MySQL – Say It Ain't SCO

I have to admit I was quite surprised to hear that MySQL signed a deal (any deal) with SCO. Surely it wasn't true. …and if it was true, it was probably along the lines of SCO buying a support contract and then touting it as a partnership to get PR (which would seem like an odd thing to do, until you consider some of SCO's PR moves). Then a saw the press release on the MySQL site. They must not be proud of that release, because it's not even listed on the press release index page, even though it's dated “3 September 2005”. Now, I understand that MySQL AB is a business that wants (ne, needs) to make money.
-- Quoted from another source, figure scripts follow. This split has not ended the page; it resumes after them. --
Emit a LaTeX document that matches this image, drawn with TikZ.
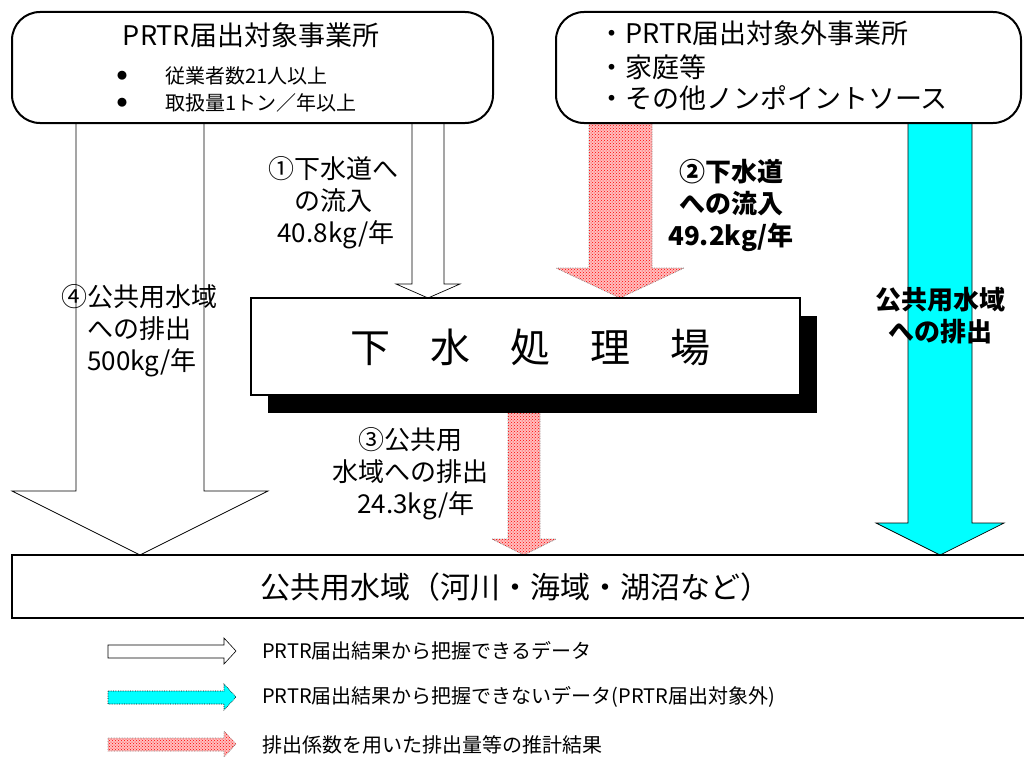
\documentclass[tikz,border=0pt]{standalone}
\usepackage{fontspec}
\setmainfont{Noto Sans CJK JP}
\usetikzlibrary{patterns}
\definecolor{pinkbase}{RGB}{255,190,190}
\definecolor{aqua}{RGB}{0,255,255}
\tikzset{
  whitearrow/.style={draw=black, line width=0.7, fill=white},
  cyanarrow/.style={draw=black, line width=0.7, fill=aqua},
  pinkarrow/.style={draw=gray, densely dotted, line width=0.7, fill=pinkbase, postaction={pattern=crosshatch dots, pattern color=red}},
  srcbox/.style={draw=black, line width=2, fill=white, rounded corners=28},
  lbl/.style={font=\fontsize{26}{32}\selectfont, align=center, inner sep=0},
  lblb/.style={lbl, font=\fontsize{26}{32}\selectfont\bfseries},
  legtxt/.style={font=\fontsize{20}{24}\selectfont, anchor=west, inner sep=0},
  bullet/.style={font=\fontsize{10}{12}\selectfont, inner sep=0},
}
\begin{document}
\begin{tikzpicture}[x=1pt,y=-1pt]
\useasboundingbox (0,0) rectangle (1024,760);
\fill[white] (0,0) rectangle (1024,760);

% arrows
\draw[whitearrow] (76,123) -- (76,491) -- (12,491) -- (140,555) -- (268,491) -- (204,491) -- (204,123) -- cycle;
\draw[whitearrow] (412,123) -- (412,284) -- (396,284) -- (428,298) -- (460,284) -- (444,284) -- (444,123) -- cycle;
\draw[pinkarrow] (589,123) -- (589,268) -- (556,268) -- (620,298) -- (684,268) -- (652,268) -- (652,123) -- cycle;
\draw[pinkarrow] (508,413) -- (508,539) -- (492,539) -- (524,555) -- (556,539) -- (540,539) -- (540,413) -- cycle;
\draw[cyanarrow] (908,123) -- (908,523) -- (876,523) -- (940,555) -- (1004,523) -- (972,523) -- (972,123) -- cycle;

% source boxes
\draw[srcbox] (12,12) rectangle (493,123);
\draw[srcbox] (556,12) rectangle (1021,123);
\node[font=\fontsize{27}{32}\selectfont, inner sep=0] (t1) at (251,35) {PRTR届出対象事業所};
\node[bullet] (b1) at (122,76) {●};
\node[bullet] (b2) at (122,103) {●};
\node[font=\fontsize{20}{24}\selectfont, anchor=west, inner sep=0] (c1) at (165,76) {従業者数21人以上};
\node[font=\fontsize{20}{24}\selectfont, anchor=west, inner sep=0] (c2) at (165,103) {取扱量1トン／年以上};
\node[font=\fontsize{27}{32}\selectfont, anchor=west, inner sep=0] (r1) at (598,33) {・PRTR届出対象外事業所};
\node[font=\fontsize{27}{32}\selectfont, anchor=west, inner sep=0] (r2) at (598,67) {・家庭等};
\node[font=\fontsize{27}{32}\selectfont, anchor=west, inner sep=0] (r3) at (598,98) {・その他ノンポイントソース};

% treatment plant
\fill[black] (268,316) rectangle (817,413);
\draw[line width=2.2, fill=white] (251,298) rectangle (800,395);
\node[font=\fontsize{40}{44}\selectfont, inner sep=0] (plant) at (530,347) {下　水　処　理　場};

% receiving water
\draw[line width=1.5, fill=white] (12,555) rectangle (1030,618);
\node[font=\fontsize{30}{34}\selectfont, inner sep=0] (water) at (515,587) {公共用水域（河川・海域・湖沼など）};

% labels
\node[lbl] (l1) at (333,203) {①下水道へ\\の流入\\\ 40.8kg/年};
\node[lblb] (l2) at (731,205) {②下水道\\への流入\\49.2kg/年};
\node[lbl, align=left, anchor=west] (l4) at (87,331) {\llap{④}公共用水域\\への排出\\500kg/年};
\node[lblb] (l5) at (940,316) {公共用水域\\への排出};
\node[lbl] (l3) at (410,474) {③公共用\\水域への排出\\\ \ 24.3kg/年};

% legend
\draw[whitearrow, line width=0.6] (108,645) -- (224,645) -- (224,638) -- (236,651) -- (224,664) -- (224,658) -- (108,658) -- cycle;
\draw[cyanarrow, densely dotted, line width=0.6] (108,691) -- (224,691) -- (224,684) -- (236,697) -- (224,710) -- (224,704) -- (108,704) -- cycle;
\draw[pinkarrow, line width=0.6] (108,738) -- (224,738) -- (224,731) -- (236,744) -- (224,757) -- (224,751) -- (108,751) -- cycle;
\node[legtxt] (g1) at (262,651) {PRTR届出結果から把握できるデータ};
\node[legtxt] (g2) at (262,697) {PRTR届出結果から把握できないデータ(PRTR届出対象外)};
\node[legtxt] (g3) at (262,745) {排出係数を用いた排出量等の推計結果};
\end{tikzpicture}
\end{document}
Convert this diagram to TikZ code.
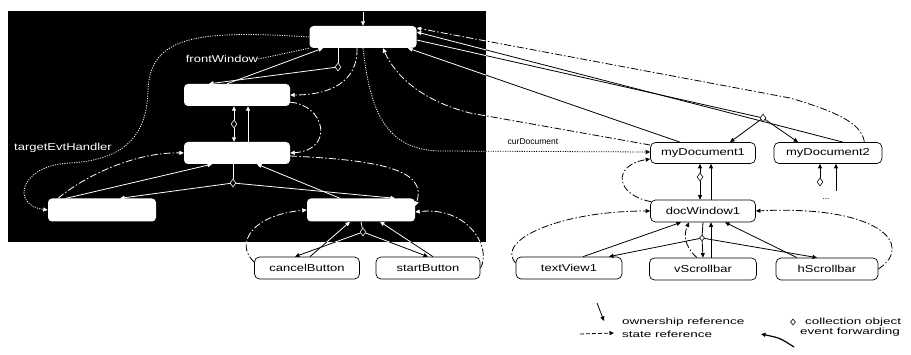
\documentclass[tikz,border=0pt]{standalone}
\usepackage{fontspec}
\setmainfont{Liberation Sans}
\newfontfamily\wf[FakeStretch=1.3]{Liberation Sans}
\newfontfamily\lf[FakeStretch=1.5]{Liberation Sans}
\newfontfamily\nf{Liberation Sans}
\usetikzlibrary{shapes.geometric,arrows.meta}
\newcommand\linecol{black}
\tikzset{
  tipa/.style={-{Triangle[length=4.5pt,width=4pt]}},
  con/.style={line width=0.8pt, draw=\linecol},
  own/.style={con, tipa},
  sref/.style={con, dash pattern=on 7pt off 2.2pt on 1.5pt off 2.2pt},
  dots/.style={con, dash pattern=on 1.1pt off 1.3pt},
  wbox/.style={fill=white, rounded corners=4pt, minimum height=22pt, inner sep=0pt},
  bbox/.style={draw=black, fill=white, rounded corners=5pt, minimum height=21pt, inner sep=0pt, line width=0.7pt, font=\wf\fontsize{10}{12}\selectfont},
  dmdw/.style={diamond, draw=white, fill=black, inner sep=0pt, minimum width=6pt, minimum height=8pt, line width=0.6pt},
  dmdb/.style={diamond, draw=black, fill=white, inner sep=0pt, minimum width=6pt, minimum height=8pt, line width=0.6pt},
  lbl/.style={font=\wf\fontsize{10}{12}\selectfont, inner sep=0pt},
  leg/.style={font=\lf\fontsize{9}{10}\selectfont, inner sep=0pt, anchor=west},
}
\newcommand\crosslines{%
  \draw[sref,tipa] ([xshift=-18pt]doc2.north east) .. controls (862,-126) and (845,-114) .. (790,-98) -- ([yshift=9pt]T.east);
  \draw[con] ([yshift=-3pt]T.east) -- (d4);
  \draw[own] ([xshift=15pt]doc2.north) -- ([yshift=5pt]T.east);
  \draw[own] ([xshift=-23pt]doc1.north) -- ([xshift=45pt]T.south);
  \draw[sref,tipa] ([yshift=8pt]doc1.west) -- (470,-113) .. controls (420,-100) and (395,-75) .. ([xshift=20pt]T.south);
  \draw[dots,tipa] (T.south) .. controls (370,-110) and (385,-150) .. (440,-151) -- ([yshift=1pt]doc1.west);
  \draw[sref,tipa] ([yshift=6pt]cancel.west) .. controls (235,-245) and (250,-215) .. (BR.west);
  \draw[sref,tipa] (start.east) .. controls (492,-250) and (470,-206) .. ([yshift=-2pt]BR.east);
  \draw[own] (d3) -- ([xshift=-12pt]cancel.north);
  \draw[own] (d3) -- (start.north);
  \draw[own] ([xshift=3pt]cancel.north) -- ([xshift=-11pt]BR.south);
  \draw[own] ([xshift=5pt]start.north) -- ([xshift=19pt]BR.south);
}
\begin{document}
\begin{tikzpicture}[x=1pt,y=1pt]
\useasboundingbox (0,0) rectangle (911,-355);
\fill[black] (8,-11) rectangle (486,-242);

% nodes in the black panel
\node[wbox, minimum width=107pt] (T) at (363,-37) {};
\node[wbox, minimum width=106pt] (F) at (237,-95) {};
\node[wbox, minimum width=106pt] (M) at (237,-153) {};
\node[wbox, minimum width=108pt, minimum height=23pt] (BL) at (102,-210) {};
\node[wbox, minimum width=108pt, minimum height=23pt] (BR) at (361,-210) {};
\node[dmdw] (d1) at (338,-67) {};
\node[dmdw] (dFM) at (234,-124) {};
\node[dmdw] (d2) at (233,-183) {};
\node[dmdw] (d3) at (363,-232) {};
\coordinate (top0) at (363,-12);
\node[lbl, text=white] (lblF) at (222,-59) {frontWindow};
\node[lbl, text=white] (lblT) at (63,-148) {targetEvtHandler};

% nodes on white
\node[bbox, minimum width=105pt] (doc1) at (703,-153) {myDocument1};
\node[bbox, minimum width=108pt] (doc2) at (828,-153) {myDocument2};
\node[bbox, minimum width=105pt, minimum height=22pt] (D) at (703,-211) {docWindow1};
\node[bbox, minimum width=105pt, minimum height=22pt] (cancel) at (307,-268) {cancelButton};
\node[bbox, minimum width=104pt, minimum height=22pt] (start) at (428,-268) {startButton};
\node[bbox, minimum width=106pt, minimum height=22pt] (text) at (569,-268) {textView1};
\node[bbox, minimum width=107pt, minimum height=22pt] (vs) at (703,-269) {vScrollbar};
\node[bbox, minimum width=102pt, minimum height=22pt] (hs) at (827,-269) {hScrollbar};
\node[dmdb] (d4) at (763,-118) {};
\node[dmdb] (d5) at (700,-177) {};
\node[dmdb] (d6) at (820,-182) {};
\node[dmdb, minimum width=5pt, minimum height=6pt] (d7) at (702,-238) {};
\coordinate (c6) at (836,-191);
\node[font=\nf\fontsize{8.5}{10}\selectfont, inner sep=0pt] (dots2) at (826,-199) {...};
\node[font=\nf\fontsize{8.5}{10}\selectfont, inner sep=0pt] (lblC) at (533,-142) {curDocument};

% connectors crossing the panel edge: black outside, white inside
\crosslines
\begin{scope}
  \clip (8,-11) rectangle (486,-242);
  \renewcommand\linecol{white}
  \crosslines
\end{scope}

% connectors inside the panel
\begin{scope}
  \renewcommand\linecol{white}
  \draw[own] (top0) -- (T.north);
  \draw[con] ([xshift=-25pt]T.south) -- (d1);
  \draw[own] (d1) -- ([xshift=-28pt]F.north);
  \draw[own] ([xshift=-10pt]F.north) -- ([xshift=-40pt]T.south);
  \draw[dots] (lblF.east) -- (T.south west);
  \draw[sref,tipa] ([xshift=-6pt]T.south) .. controls (358,-82) and (330,-95) .. (F.east);
  \draw[sref,tipa] ([yshift=4pt]F.south east) .. controls (325,-105) and (335,-150) .. (M.east);
  \draw[own] (dFM) -- ([xshift=-3pt]F.south);
  \draw[own] (dFM) -- ([xshift=-3pt]M.north);
  \draw[own] ([xshift=11pt]M.north) -- ([xshift=11pt]F.south);
  \draw[sref,tipa] ([yshift=-3pt]M.east) .. controls (380,-160) and (428,-170) .. ([yshift=4pt]BR.east);
  \draw[sref,tipa] ([xshift=-44pt]BL.north) .. controls (90,-172) and (140,-152) .. (M.west);
  \draw[dots,tipa] (T.west) .. controls (200,-30) and (150,-35) .. (148,-90) .. controls (147,-140) and (120,-160) .. (70,-163) .. controls (20,-165) and (10,-205) .. (BL.west);
  \draw[con] ([xshift=-4pt]M.south) -- (d2);
  \draw[own] (d2) -- ([xshift=18pt]BL.north);
  \draw[own] ([xshift=-36pt]BL.north) -- ([xshift=-25pt]M.south);
  \draw[own] (d2) -- ([xshift=34pt]BR.north);
  \draw[own] ([xshift=-21pt]BR.north) -- ([xshift=20pt]M.south);
  \draw[con] (BR.south) -- (d3);
\end{scope}

% connectors on white
\draw[own] (d4) -- ([xshift=27pt]doc1.north);
\draw[own] (d4) -- ([xshift=-30pt]doc2.north);
\draw[own] (d5) -- ([xshift=-3pt]doc1.south);
\draw[own] (d5) -- ([xshift=-3pt]D.north);
\draw[own] ([xshift=8pt]D.north) -- ([xshift=8pt]doc1.south);
\draw[own] (d6) -- ([xshift=-8pt]doc2.south);
\draw[own] (c6) -- ([xshift=8pt]doc2.south);
\draw[sref,tipa] ([xshift=1pt,yshift=-2pt]D.north west) .. controls (615,-195) and (612,-165) .. ([yshift=-6pt]doc1.west);
\draw[sref,tipa] ([yshift=5pt]text.west) .. controls (495,-240) and (560,-211) .. (D.west);
\draw[sref,tipa] (hs.east) .. controls (915,-245) and (880,-205) .. (D.east);
\draw[con] (D.south) -- (d7);
\draw[own] (d7) -- ([xshift=40pt]text.north);
\draw[own] (d7) -- (vs.north);
\draw[own] (d7) -- ([xshift=-10pt]hs.north);
\draw[own] ([xshift=14pt]text.north) -- ([xshift=-22pt]D.south);
\draw[own] ([xshift=-30pt]hs.north) -- ([xshift=22pt]D.south);
\draw[own] ([xshift=8pt]vs.north) -- ([xshift=8pt]D.south);
\draw[sref,tipa] ([xshift=-6pt]vs.north) .. controls (688,-250) and (682,-238) .. ([xshift=-14pt]D.south);

% legend
\coordinate (lo1) at (597,-303);
\coordinate (lo2) at (604,-321);
\draw[own] (lo1) -- (lo2);
\node[leg] (lg1) at (622,-322) {ownership reference};
\node[dmdb, minimum width=5pt, minimum height=6pt] (lgd) at (793,-322) {};
\node[leg] (lg2) at (805,-322) {collection object};
\coordinate (ls1) at (580,-334);
\coordinate (ls2) at (614,-333);
\draw[con, dash pattern=on 4pt off 2pt, tipa] (ls1) -- (ls2);
\node[leg] (lg3) at (622,-334) {state reference};
\coordinate (le1) at (794,-347);
\coordinate (le2) at (761,-334);
\draw[con, line width=1.2pt, tipa] (le1) .. controls (780,-338) .. (le2);
\node[leg] (lg4) at (800,-332) {event forwarding};
\end{tikzpicture}
\end{document}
But I can't imagine that the negative will generated by this deal will not far outweigh any short term monetary gain. While SCO does indeed have some entrenched install niches, it's a dying product. A quick look at SCO's number easily confirm this. As a company that depends on Open Source to survive, partnering with a company that declared the GPL unconstitutional seems like an odd move. Here's a comment from an MySQL AB employee (who made it clear that this was his and not MySQL AB's opinion: “First our users are our users no matter what platform they are on. This isn't about SCO, this is about the users of that platform who deserve to be able to get support. There are still a lot of SCO servers sitting out there and the users deserve to be treated like any other users. They didn't pick SCO's battle and many of them have legacy applications that can not be easily ported or easily rewritten. The choice of a vendor is not always an option.”
While I'm glad to see that they try to have their customers needs in mind, I don't think partnering with SCO is in anybodies best interest (an argument could indeed be made for MySQL simply resuming shipping for the SCO platform I guess). We'll have to see how this one plays out, but I can't imagine it will be good for MySQL AB. If anyone sees any official comments, let me know.